Random Forest Model with Cross-validation and Exclusion
Source:R/get_zone_exclusioned_rf_model_with_cv.R
get_zone_exclusioned_rf_model_with_cv.Rd
This function implements a Random Forest classification model with cross-validation and allows for undersampling, handling indeterminate predictions, and calculating various model performance metrics such as sensitivity, specificity, and accuracy. It tracks the proportion of indeterminate predictions and provides an aggregated performance summary across multiple test repetitions.
Usage
get_zone_exclusioned_rf_model_with_cv(
Data = NULL,
Undersample = FALSE,
best.m = NULL,
testReps,
indeterminateUpper,
indeterminateLower,
Type
)
Arguments
- Data
A data frame containing the features and the target variable
Target_Organ
to train the Random Forest model on.- Undersample
A logical value indicating whether to perform undersampling to balance the classes in the training data.
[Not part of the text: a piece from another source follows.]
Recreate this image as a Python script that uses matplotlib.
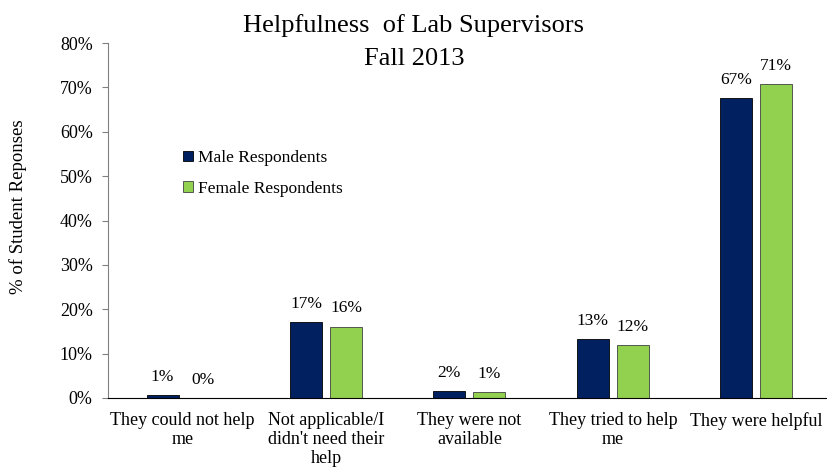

Defaults to
FALSE
.- best.m
A numeric value representing the best number of variables (
mytry
) to use at each split in the Random Forest model. This can be manually set or determined through optimization.- testReps
An integer specifying the number of test repetitions. This must be at least 2, as the function relies on multiple test sets to assess the model performance.
- indeterminateUpper
A numeric value indicating the upper bound for the predicted probability to consider a prediction indeterminate. Predictions with probabilities within this range are marked as indeterminate.
- indeterminateLower
A numeric value indicating the lower bound for the predicted probability to consider a prediction indeterminate. Predictions with probabilities within this range are marked as indeterminate.
- Type
An integer indicating the type of feature importance to use in the Random Forest model. Typically,
1
for "Mean Decrease Accuracy" or2
for "Mean Decrease Gini".
Value
A list containing two components:
- performance_metrics
A vector with the aggregated performance metrics, including sensitivity, specificity, accuracy, and others, calculated across all test repetitions.
- raw_results
A list containing the raw performance metrics for each repetition, including sensitivity, specificity, and accuracy.